In January 2015, Johnson went to the House floor to argue against the Regulatory Accountability Act, a bill aiming to require federal agencies to give advance notice of proposed regulations that were likely to have a substantial impact on the U.S. economy. Characterizing the 85,000+ pages of regulations that are added to the Federal Register each year as “the things that help make America a great country,” the congressman declared: “Don't think that regulations are hurting you. Regulations are causing what benefits you are taking advantage of now.”
That same month, Johnson objected vehemently when Republican House Speaker John Boehner—without first asking President Obama for his approval—invited Israeli Prime Minister Benjamin Netanyahu to speak to Congress about the gravity of the growing Iranian nuclear threat and his (Netanyahu's) “profound disagreement” with the negotiated deal that the Obama Administration was pursuing with Iran. Specifically, Johnson took exception to “President Barack Obama being a black man disrespected by a foreign leader.”
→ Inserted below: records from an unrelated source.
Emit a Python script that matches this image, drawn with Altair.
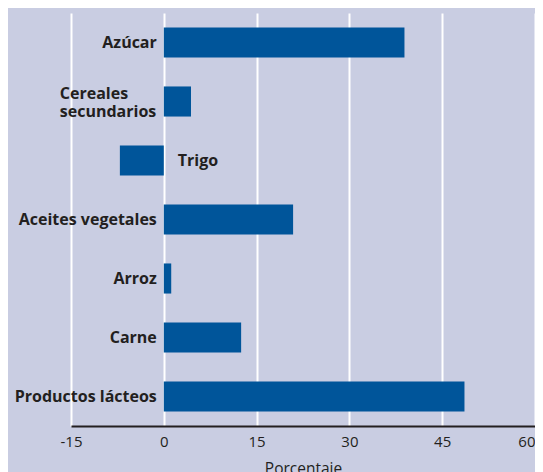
import altair as alt
import pandas as pd

categories = ["Azúcar", "Cereales\nsecundarios", "Trigo", "Aceites vegetales",
              "Arroz", "Carne", "Productos lácteos"]
values = [38.9, 4.4, -7.1, 20.9, 1.2, 12.5, 48.6]
ticks = [-15, 0, 15, 30, 45, 60]

df = pd.DataFrame({"cat": categories, "val": values})
df["zero"] = 0
df["multi"] = df["cat"].str.contains("\n")

BG = "#c9cde2"
BAR = "#00559a"
TXT = "#231f20"
FONT = "Open Sans"

y = alt.Y("cat:N", sort=None, axis=None,
          scale=alt.Scale(paddingInner=0.49, paddingOuter=0.245))
x_scale = alt.Scale(domain=[-15, 60], nice=False, zero=False)

bars = alt.Chart(df).mark_bar(color=BAR).encode(
    x=alt.X("val:Q", scale=x_scale,
            axis=alt.Axis(values=ticks, title="Porcentaje", grid=True,
                          labelExpr="'' + datum.value",
                          labelAlign={"expr": "datum.value == 60 ? 'right' : 'center'"},
                          gridColor="white", gridWidth=2, gridOpacity=1,
                          domainColor=TXT, domainWidth=2, ticks=False,
                          labelFontSize=15, labelColor=TXT, labelFont=FONT,
                          labelPadding=8, titleFont=FONT,
                          titleFontSize=15.5, titleFontWeight="normal",
                          titleColor=TXT, titlePadding=12, labelFlush=False)),
    x2="zero:Q",
    y=y,
)

label_style = dict(baseline="middle", font=FONT, fontWeight="bold",
                   fontSize=16, color=TXT)

pos_labels = alt.Chart(df[(df["val"] >= 0) & (~df["multi"])]).mark_text(
    align="right", dx=-7, **label_style
).encode(x="zero:Q", y=y, text="cat:N")

multi_labels = alt.Chart(df[df["multi"]]).mark_text(
    align="left", dx=-104, dy=-8, lineBreak="\n", lineHeight=18, **label_style
).encode(x="zero:Q", y=y, text="cat:N")

neg_labels = alt.Chart(df[df["val"] < 0]).mark_text(
    align="left", dx=14, **label_style
).encode(x="zero:Q", y=y, text="cat:N")

chart = alt.layer(bars, pos_labels, multi_labels, neg_labels).properties(
    width=464, height=413, background=BG,
    autosize=alt.AutoSizeParams(type="none"),
    padding={"left": 63, "top": 5, "right": 0, "bottom": 52},
).configure_view(stroke=None)

chart.save("out.html", embed_options={"renderer": "svg", "actions": False})
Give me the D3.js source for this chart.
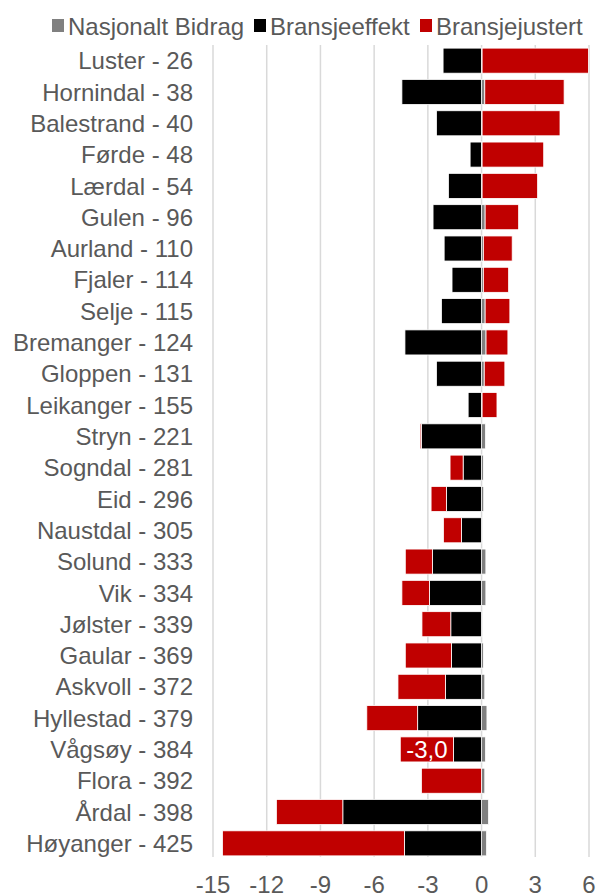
<!DOCTYPE html>
<html>
<head>
<meta charset="utf-8">
<script src="https://cdn.jsdelivr.net/npm/d3@7"></script>
<style>
  body { margin: 0; background: #fff; }
  text { font-family: "Liberation Sans", Arial, sans-serif; fill: #595959; }
</style>
</head>
<body>
<div class="chart"></div>
<script>
const categories = [
  'Luster - 26', 'Hornindal - 38', 'Balestrand - 40', 'Førde - 48', 'Lærdal - 54',
  'Gulen - 96', 'Aurland - 110', 'Fjaler - 114', 'Selje - 115', 'Bremanger - 124',
  'Gloppen - 131', 'Leikanger - 155', 'Stryn - 221', 'Sogndal - 281', 'Eid - 296',
  'Naustdal - 305', 'Solund - 333', 'Vik - 334', 'Jølster - 339', 'Gaular - 369',
  'Askvoll - 372', 'Hyllestad - 379', 'Vågsøy - 384', 'Flora - 392', 'Årdal - 398',
  'Høyanger - 425'
];
const nasjonalt = [0.03, 0.18, 0.03, 0.03, 0.03, 0.2, 0.1, 0.1, 0.2, 0.25, 0.15, 0.03, 0.22,
  0.1, 0.12, 0.05, 0.24, 0.24, 0.05, 0.1, 0.18, 0.3, 0.22, 0.18, 0.39, 0.28];
const bransjeeffekt = [-2.15, -4.45, -2.52, -0.64, -1.85, -2.71, -2.09, -1.65, -2.24, -4.28,
  -2.52, -0.75, -3.36, -1.03, -1.96, -1.12, -2.74, -2.91, -1.72, -1.68, -2.02, -3.57, -1.57,
  0, -7.75, -4.31];
const bransjejustert = [5.94, 4.43, 4.35, 3.44, 3.10, 1.87, 1.61, 1.41, 1.38, 1.22, 1.15, 0.83,
  -0.07, -0.73, -0.86, -1.01, -1.52, -1.54, -1.61, -2.58, -2.65, -2.84, -2.97, -3.36, -3.71,
  -10.16];
const xTicks = [-15, -12, -9, -6, -3, 0, 3, 6];
const labelled = ['Vågsøy - 384']; // only this one shows a value in the original

const series = [
  { key: 'Nasjonalt Bidrag', color: '#808080', values: nasjonalt },
  { key: 'Bransjeeffekt', color: '#000000', values: bransjeeffekt },
  { key: 'Bransjejustert', color: '#c00000', values: bransjejustert },
];

const rows = categories.map((c, i) => {
  const r = { name: c };
  series.forEach(s => (r[s.key] = s.values[i]));
  return r;
});

const width = 597, height = 895;
const margin = { top: 45, right: 8, bottom: 36, left: 213 };

const svg = d3.select('.chart').append('svg')
  .attr('width', width)
  .attr('height', height);

const x = d3.scaleLinear().domain([-15, 6]).range([margin.left, width - margin.right]);
const y = d3.scaleBand().domain(categories)
  .range([margin.top, height - margin.bottom])
  .paddingInner(0.2).paddingOuter(0.1);

const stack = d3.stack()
  .keys(series.map(s => s.key))
  .offset(d3.stackOffsetDiverging);
const stacked = stack(rows);

// gridlines
svg.append('g').attr('class', 'grid')
  .selectAll('line')
  .data(xTicks)
  .enter()
  .append('line')
  .attr('x1', d => x(d)).attr('x2', d => x(d))
  .attr('y1', margin.top).attr('y2', height - margin.bottom - 2)
  .attr('stroke', '#d9d9d9')
  .attr('stroke-width', 1.5);

// bars
svg.append('g').attr('class', 'bars')
  .selectAll('g')
  .data(stacked)
  .enter()
  .append('g')
  .attr('fill', (d, i) => series[i].color)
  .selectAll('rect')
  .data(d => d)
  .enter()
  .append('rect')
  .attr('x', d => x(Math.min(d[0], d[1])))
  .attr('y', d => y(d.data.name))
  .attr('width', d => Math.abs(x(d[1]) - x(d[0])))
  .attr('height', y.bandwidth())
  .attr('stroke', '#fff')
  .attr('stroke-width', 0.8);

// data label on red segment
const redLayer = stacked[2];
svg.append('g').attr('class', 'values')
  .selectAll('text')
  .data(redLayer.filter(d => labelled.includes(d.data.name)))
  .enter()
  .append('text')
  .attr('x', d => x((d[0] + d[1]) / 2))
  .attr('y', d => y(d.data.name) + y.bandwidth() / 2)
  .attr('dy', '0.36em')
  .attr('text-anchor', 'middle')
  .style('fill', '#fff')
  .style('font-size', '24px')
  .text(d => d3.format('.1f')(d.data['Bransjejustert']).replace('.', ',').replace('−', '-'));

// category labels
svg.append('g').attr('class', 'axis axis--y')
  .selectAll('text')
  .data(categories)
  .enter()
  .append('text')
  .attr('x', 193)
  .attr('y', d => y(d) + y.bandwidth() / 2)
  .attr('dy', '0.36em')
  .attr('text-anchor', 'end')
  .style('font-size', '24px')
  .text(d => d);

// x tick labels
svg.append('g').attr('class', 'axis axis--x')
  .selectAll('text')
  .data(xTicks)
  .enter()
  .append('text')
  .attr('x', d => x(d))
  .attr('y', 893)
  .attr('text-anchor', 'middle')
  .style('font-size', '24px')
  .text(d => d);

// legend
const legendX = [52, 254, 420];
const legend = svg.append('g').attr('class', 'legend')
  .selectAll('g')
  .data(series)
  .enter()
  .append('g')
  .attr('transform', (d, i) => 'translate(' + legendX[i] + ',19)');
legend.append('rect')
  .attr('width', 12).attr('height', 13)
  .attr('fill', d => d.color);
legend.append('text')
  .attr('x', 16)
  .attr('y', 7)
  .attr('dy', '0.36em')
  .style('font-size', '24px')
  .text(d => d.key);
</script>
</body>
</html>
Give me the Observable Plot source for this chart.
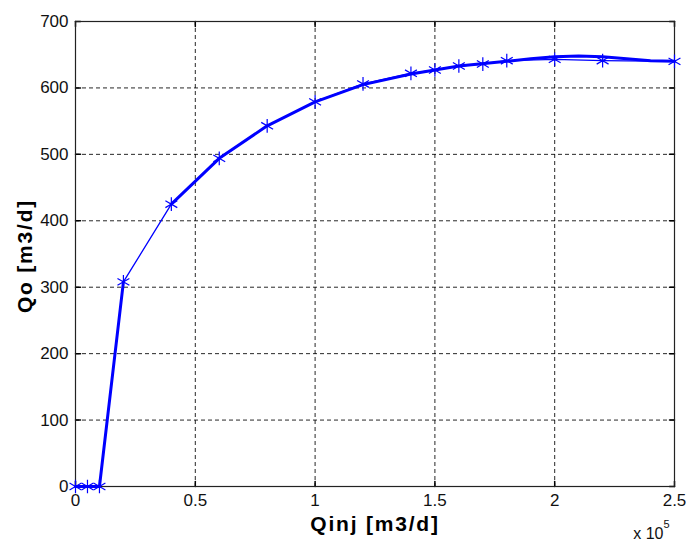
<!DOCTYPE html>
<html>
<head>
<meta charset="utf-8">
<script src="https://cdn.jsdelivr.net/npm/d3@7"></script>
<script src="https://cdn.jsdelivr.net/npm/@observablehq/plot@0.6"></script>
<style>
  html, body { margin: 0; padding: 0; background: #fff; }
  #chart { width: 686px; height: 541px; }
</style>
</head>
<body>
<div id="chart"></div>
<script>
// Measured data points (markers)
const qinj = [0, 5000, 10000, 20000, 40000, 60000, 80000, 100000, 120000, 140000, 150000, 160000, 170000, 180000, 200000, 220000, 250000];
const qo   = [0, 0, 0, 308, 425, 494, 543, 579, 606, 622, 627, 633, 636, 641, 643, 641, 640];

// Thick fitted curve (null = gap)
const fitQinj = [0, 5000, 10000, 20000, 30000, 40000, 60000, 80000, 100000, 120000, 140000, 160000, 180000, 190000, 200000, 210000, 220000, 230000, 240000, 250000];
const fitQo   = [0, 0, 0, 308, null, 425, 494, 543, 579, 605, 621, 633, 640, 644, 647, 648, 647, 644, 641, 640];

const xTicks = [0, 50000, 100000, 150000, 200000, 250000];
const yTicks = [0, 100, 200, 300, 400, 500, 600, 700];

const pts = qinj.map((x, i) => ({x, y: qo[i]}));
const fit = fitQinj.map((x, i) => ({x, y: fitQo[i]}));

const tickShape = {draw(ctx, l) { ctx.moveTo(0, 0); ctx.lineTo(0, -l); }};
const blue = "#0000ff";

const plot = Plot.plot({
  width: 686,
  height: 541,
  marginLeft: 75,
  marginRight: 12,
  marginTop: 21,
  marginBottom: 55,
  style: {fontFamily: "'Liberation Sans', Arial, sans-serif", fontSize: "17px", color: "#111", background: "#fff"},
  x: {domain: [0, 250000]},
  y: {domain: [0, 700]},
  marks: [
    Plot.gridX(xTicks, {stroke: "#000", strokeOpacity: 0.85, strokeDasharray: "4,3"}),
    Plot.gridY(yTicks, {stroke: "#000", strokeOpacity: 0.85, strokeDasharray: "4,3"}),
    // inward tick marks (MATLAB style)
    Plot.vector(yTicks, {y: d => d, frameAnchor: "left", length: 5, rotate: 90, anchor: "start", shape: tickShape, stroke: "#000"}),
    Plot.vector(yTicks, {y: d => d, frameAnchor: "right", length: 5, rotate: -90, anchor: "start", shape: tickShape, stroke: "#000"}),
    Plot.vector(xTicks, {x: d => d, frameAnchor: "bottom", length: 5, rotate: 0, anchor: "start", shape: tickShape, stroke: "#000"}),
    Plot.vector(xTicks, {x: d => d, frameAnchor: "top", length: 5, rotate: 180, anchor: "start", shape: tickShape, stroke: "#000"}),
    Plot.frame({stroke: "#222", strokeWidth: 1.2}),
    Plot.axisX(xTicks, {tickSize: 0, tickPadding: 7, tickFormat: d => String(d / 1e5), label: null, fontSize: 17}),
    Plot.axisY(yTicks, {tickSize: 0, tickPadding: 7, label: null, fontSize: 17}),
    Plot.line(pts, {x: "x", y: "y", stroke: blue, strokeWidth: 1.3}),
    Plot.line(fit, {x: "x", y: "y", stroke: blue, strokeWidth: 3}),
    Plot.dot(pts, {x: "x", y: "y", symbol: "asterisk", r: 6.5, stroke: blue, strokeWidth: 1.2}),
    Plot.text(["Qinj [m3/d]"], {frameAnchor: "bottom", textAnchor: "middle", dy: 44, fontWeight: "bold", fontSize: 21, fill: "#000"}),
    Plot.text(["Qo [m3/d]"], {frameAnchor: "left", textAnchor: "middle", dx: -50, dy: 2, rotate: -90, fontWeight: "bold", fontSize: 21, fill: "#000"}),
    Plot.text(["x 10"], {frameAnchor: "bottom-right", textAnchor: "end", dx: -11, dy: 52, fontSize: 16, fill: "#111"}),
    Plot.text(["5"], {frameAnchor: "bottom-right", textAnchor: "end", dx: -5, dy: 41, fontSize: 11, fill: "#111"})
  ]
});

d3.select(plot).selectAll("text")
  .filter(function() { return this.textContent.includes("[m3/d]"); })
  .style("letter-spacing", "1.8px");
document.getElementById("chart").appendChild(plot);
</script>
</body>
</html>
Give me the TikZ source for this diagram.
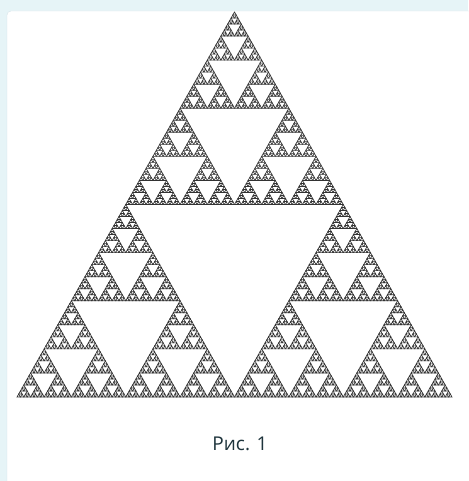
\documentclass[tikz,border=0pt]{standalone}
\usepackage{fontspec}
\setmainfont{Open Sans}
\usepackage{xcolor}
\usepackage{tikz}
\definecolor{backdrop}{RGB}{230, 244, 247}
\definecolor{panelrim}{RGB}{214, 228, 232}
\definecolor{captiontext}{RGB}{30, 52, 60}
\definecolor{gasketline}{RGB}{50, 50, 50}

\tikzset{
  cell/.style={draw=gasketline, line width=0.65pt, line join=miter},
}

% level, x, y (lower left corner), width, height
\newcommand\sierp[5]{%
  \ifnum#1=0\relax
    \draw[cell] (#2,#3) -- +(#4,0) -- +({#4/2},#5) -- cycle;
  \else
    \begingroup
    \pgfmathtruncatemacro\sl{#1-1}%
    \pgfmathsetmacro\sw{#4/2}%
    \pgfmathsetmacro\sh{#5/2}%
    \pgfmathsetmacro\sxr{#2+#4/2}%
    \pgfmathsetmacro\sxm{#2+#4/4}%
    \pgfmathsetmacro\sym{#3+#5/2}%
    \edef\sdo{%
      \noexpand\sierp{\sl}{#2}{#3}{\sw}{\sh}%
      \noexpand\sierp{\sl}{\sxr}{#3}{\sw}{\sh}%
      \noexpand\sierp{\sl}{\sxm}{\sym}{\sw}{\sh}}%
    \sdo
    \endgroup
  \fi}

\begin{document}
\begin{tikzpicture}[x=1pt, y=1pt]
% Page
\useasboundingbox (0,0) rectangle (468,481);
\fill[backdrop] (0,0) rectangle (468,481);
\filldraw[fill=white, draw=panelrim, rounded corners=4pt] (7,-10) rectangle (490,470);

% Gasket
\sierp{7}{17}{84}{435}{385}

% Caption
\node[font=\fontsize{19}{23}\selectfont, text=captiontext] (caption) at (240,37) {Рис. 1};
\end{tikzpicture}
\end{document}
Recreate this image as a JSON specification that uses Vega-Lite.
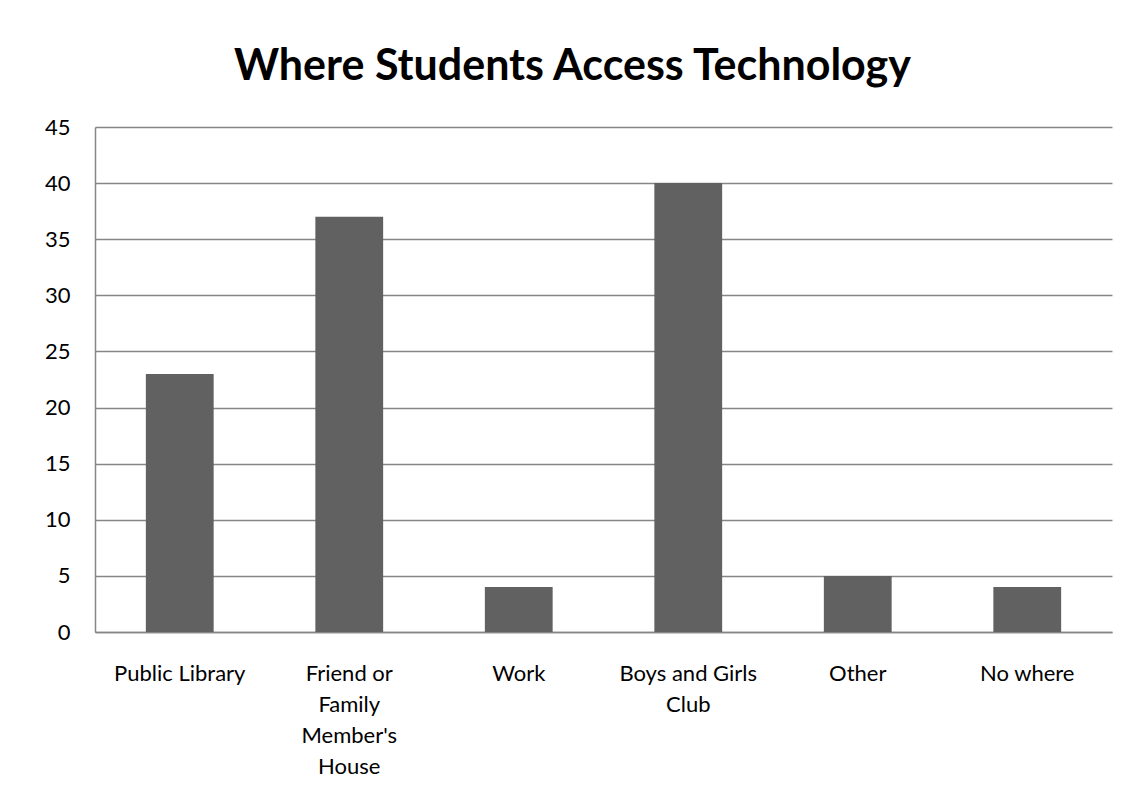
{
  "$schema": "https://vega.github.io/schema/vega-lite/v6.json",
  "autosize": "none",
  "width": 1017,
  "height": 505,
  "padding": {"left": 95, "top": 127, "right": 32, "bottom": 175},
  "background": "white",
  "title": {
    "text": "Where Students Access Technology",
    "font": "Lato",
    "fontSize": 43,
    "fontWeight": "bold",
    "color": "#000000",
    "anchor": "middle",
    "dx": -31,
    "offset": 27
  },
  "data": {
    "values": [
      {"place": "Public Library", "count": 23},
      {"place": "Friend or Family Member's House", "count": 37},
      {"place": "Work", "count": 4},
      {"place": "Boys and Girls Club", "count": 40},
      {"place": "Other", "count": 5},
      {"place": "No where", "count": 4}
    ]
  },
  "mark": {"type": "bar", "color": "#616161"},
  "encoding": {
    "x": {
      "field": "place",
      "type": "nominal",
      "sort": null,
      "scale": {"paddingInner": 0.6, "paddingOuter": 0.3},
      "axis": {
        "title": null,
        "labelAngle": 0,
        "labelFont": "Lato",
        "labelFontSize": 22,
        "labelColor": "#000000",
        "labelLineHeight": 31,
        "labelPadding": 31,
        "labelBaseline": "top",
        "labelLimit": 300,
        "ticks": false,
        "domainColor": "#868686",
        "domainWidth": 1.5,
        "labelExpr": "datum.label == \"Friend or Family Member's House\" ? ['Friend or', 'Family', \"Member's\", 'House'] : datum.label == 'Boys and Girls Club' ? ['Boys and Girls', 'Club'] : datum.label"
      }
    },
    "y": {
      "field": "count",
      "type": "quantitative",
      "scale": {"domain": [0, 45]},
      "axis": {
        "title": null,
        "values": [0, 5, 10, 15, 20, 25, 30, 35, 40, 45],
        "labelFont": "Lato",
        "labelFontSize": 22,
        "labelColor": "#000000",
        "labelPadding": 25,
        "ticks": false,
        "domainColor": "#868686",
        "domainWidth": 1.5,
        "grid": true,
        "gridColor": "#868686",
        "gridWidth": 1.5
      }
    }
  },
  "config": {"view": {"stroke": null}}
}
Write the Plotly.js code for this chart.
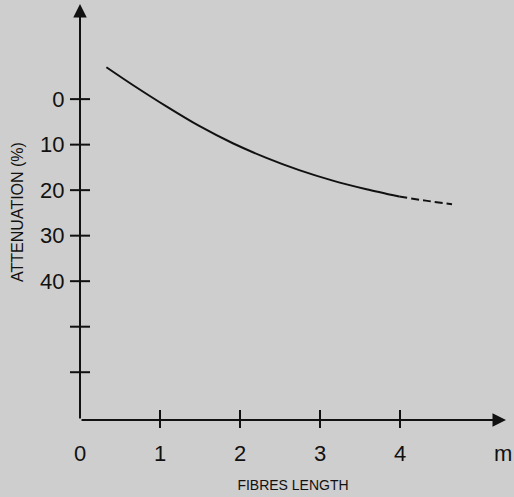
<!DOCTYPE html>
<html>
<head>
<meta charset="utf-8">
<script src="https://cdn.plot.ly/plotly-3.0.1.min.js"></script>
<style>
  html, body { margin: 0; padding: 0; background: #cecece; }
  #chart { width: 514px; height: 497px; }
</style>
</head>
<body>
<div id="chart"></div>
<script>
// ---- data ----
const lengthSolid  = [0.33, 0.66, 1.08, 1.49, 1.91, 2.33, 2.74, 3.16, 3.58, 3.99];
const attenSolid   = [-7.0, -3.1, 1.6, 5.9, 9.7, 12.9, 15.6, 17.9, 19.8, 21.4];
const lengthDashed = [3.99, 4.32, 4.65];
const attenDashed  = [21.4, 22.3, 23.1];

const xTickVals  = [0, 1, 2, 3, 4, 5.29];
const xTickText  = ['0', '1', '2', '3', '4', 'm'];
const xTickMarks = [1, 2, 3, 4];
const yTickVals  = [0, 10, 20, 30, 40];
const yTickText  = ['0', '10', '20', '30', '40'];
const yTickMarks = [0, 10, 20, 30, 40, 50, 60];

const xRange = [0, 5.325];
const yRange = [70.5, -20.9];   // reversed: attenuation grows downward

const ink = '#111111';
const bg = '#cecece';

const traces = [
  { x: lengthSolid, y: attenSolid, mode: 'lines', type: 'scatter',
    line: { color: ink, width: 2, shape: 'spline', smoothing: 0.8 }, hoverinfo: 'skip' },
  { x: lengthDashed, y: attenDashed, mode: 'lines', type: 'scatter',
    line: { color: ink, width: 2, dash: '8px,4px', shape: 'spline' }, hoverinfo: 'skip' }
];

const shapes = [];
// y ticks cross the vertical axis (paper x so they are not clipped to the plot area)
yTickMarks.forEach(v => shapes.push({
  type: 'line', xref: 'paper', yref: 'y', xsizemode: 'pixel', xanchor: 0,
  x0: -10, x1: 10, y0: v, y1: v, line: { color: ink, width: 2 }
}));
// x ticks cross the horizontal axis
xTickMarks.forEach(v => shapes.push({
  type: 'line', xref: 'x', yref: 'paper', ysizemode: 'pixel', yanchor: 0,
  y0: -8, y1: 10, x0: v, x1: v, line: { color: ink, width: 2 }
}));

const annotations = [
  { x: xRange[0], y: yRange[1], ax: xRange[0], ay: yRange[0],
    xref: 'x', yref: 'y', axref: 'x', ayref: 'y', text: '', showarrow: true,
    arrowhead: 2, arrowsize: 1.35, arrowwidth: 2, arrowcolor: ink, standoff: 0 },
  { x: xRange[1], y: yRange[0], ax: xRange[0], ay: yRange[0],
    xref: 'x', yref: 'y', axref: 'x', ayref: 'y', text: '', showarrow: true,
    arrowhead: 2, arrowsize: 1.35, arrowwidth: 2, arrowcolor: ink, standoff: 0 }
];

const layout = {
  width: 514, height: 497,
  margin: { l: 80, r: 8, t: 4, b: 77 },
  paper_bgcolor: bg, plot_bgcolor: bg,
  showlegend: false,
  font: { family: 'Liberation Sans, Arial, sans-serif', color: ink },
  xaxis: {
    range: xRange, showgrid: false, zeroline: false, showline: false,
    tickmode: 'array', tickvals: xTickVals, ticktext: xTickText,
    ticks: 'outside', ticklen: 9, tickcolor: 'rgba(0,0,0,0)',
    tickfont: { size: 22, color: ink }, ticklabelstandoff: 5,
    title: { text: 'FIBRES LENGTH', font: { size: 14, color: ink }, standoff: 14 },
    fixedrange: true
  },
  yaxis: {
    range: yRange, showgrid: false, zeroline: false, showline: false,
    tickmode: 'array', tickvals: yTickVals, ticktext: yTickText,
    ticks: 'outside', ticklen: 9, tickcolor: 'rgba(0,0,0,0)',
    tickfont: { size: 22, color: ink }, ticklabelstandoff: 1,
    title: { text: 'ATTENUATION (%)', font: { size: 16, color: ink }, standoff: 12 },
    fixedrange: true
  },
  shapes: shapes,
  annotations: annotations
};

Plotly.newPlot('chart', traces, layout, { staticPlot: true, displayModeBar: false });
</script>
</body>
</html>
At a Congressional Progressive Caucus forum in March 2015, Johnson spoke about the recent rise of ISIL, the barbaric Islamic terrorist group that had overrun vast swaths of Iraq since President Obama—against the recommendations of his military advisors—withdrew all remaining U.S. troops from that country in December 2011. “A lot of people want to blame ISIL on the President, but its not truly his fault,” said Johnson. “He did exactly what needed to be done.”
In April 2015, after a white South Carolina police officer was charged with murder after fatally shooting a fleeing black man in the back during a traffic stop, Johnson said: “It feels like open season on black men in America and I’m outraged. In fact, all Americans are at risk when bad actors in law enforcement use their guns instead of their heads.”